Concurrent Sessions - Day 1
1. Added value
Community philanthropy is partly defined as financial resources – the funds that givers from outside and inside the community provide for a specific community or project. But a bag of money sitting on a table cannot #ShiftThePower. It is how you use grantmaking as a catalyst to unlock and mobilize other assets in a community that adds the value that makes the real difference.
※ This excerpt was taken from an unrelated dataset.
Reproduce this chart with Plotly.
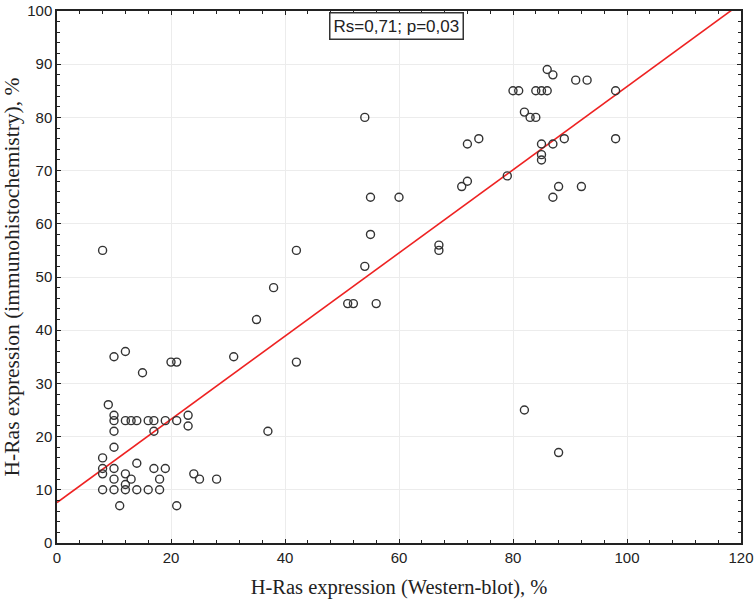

Or as Jeff Yost of the Nebraska Community Foundation put it: “Any positive change that is going to stick has to be locally driven.”
In this session, participants will work together to answer this question: What tactics or design elements in the structure of community grantmaking work (or don’t work) to strengthen the local capacity, influence, trust, relationships and resources needed for community change to stick and keep moving forward?
2. Architecture & hybridity
Drawing examples from Canada, the US and across the world, the session will explore the ways in which organizations of different kinds can, working singly and with others, use their assets, knowledge, capacities and relationships to create a "network effect" to shift the power in favour of people who are currently marginalized.
3. Evidence & data
This session will examine how data can drive, inform and grow a locally owned development agenda. Participants will bring their questions and quandaries and there will be interactive sharing of solutions.
4. Participation & mobilizing people
Shifting decision making power to the people: models of participatory grantmaking
Using a "speed networking" methodology, this session will give participants a unique chance to hear how their peers incorporate different forms of community participation and leadership into their grantmaking strategies and practices to transform power dynamics in deciding who gets funded within a community, for how much, and for what purposes.
5. Resources
Addicted to scale? What it really means to make an impact
How often are do you wonder whether and how your work can be "taken to scale"? We often think of scale as "big" and we assume that scale is positive. Is that reality, and should it be? Join a conversation of community philanthropy practitioners and others considering why "scale" is so alluring in the development world but so vaguely defined, and help consider how we might redefine the term so that it reflects and promotes the values of our work.